A Neural Network-Based Fusion Approach for Improvement of SAR Interferometry-Based Digital Elevation Models in Plain and Hilly Regions of India

Abstract

Interferometry Synthetic Aperture Radar (InSAR) is an advanced remote sensing technique for studying the earth’s surface topography and deformations; it is used to generate high-quality Digital Elevation Models (DEMs). DEMs are a crucial and primary input to various topographical quantification and modelling applications. The quality of input DEMs can be further improved using fusion methods, which combine multi-sensor or multi-temporal datasets intelligently to retrieve the best information from the input data. This research study is based on developing a Neural Network-based fusion approach for improving InSAR-based DEMs in plain and hilly terrain parts of India. The study areas comprise relatively plain terrain from Ghaziabad and hilly terrain of Dehradun and their surrounding regions. The training dataset consists of DEM elevations and derived topographic attributes like slope, aspect, topographic position index (TPI), terrain ruggedness index (TRI), and vector roughness measure (VRM) in different land use land cover classes of the study areas.
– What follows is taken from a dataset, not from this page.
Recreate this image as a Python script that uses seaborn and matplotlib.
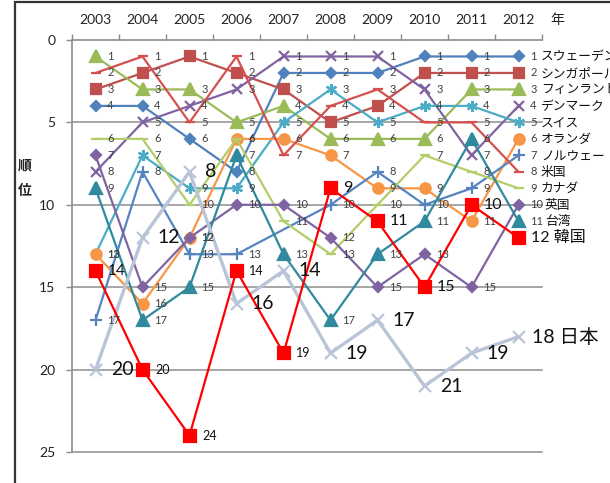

The spaceborne altimetry ICESat-2 ATL08 photon data are used as a reference elevation. A Feed Forward Neural Network with a backpropagation algorithm is trained based on the prepared training samples. The trained model produces fused DEMs by learning the relationship between the input and target samples; this is used to predict elevations for the test areas. The accuracy of results from the models is assessed with TanDEM-X 90 m DEM. The fused DEMs show significant improvement in terms of RMSE (Root Mean Square Error) over the input DEMs with an improvement factor of 94.65% in plain areas and 82.62% in hilly areas. The study concludes that the ANN with its universal approximation property can significantly improve the fused DEM.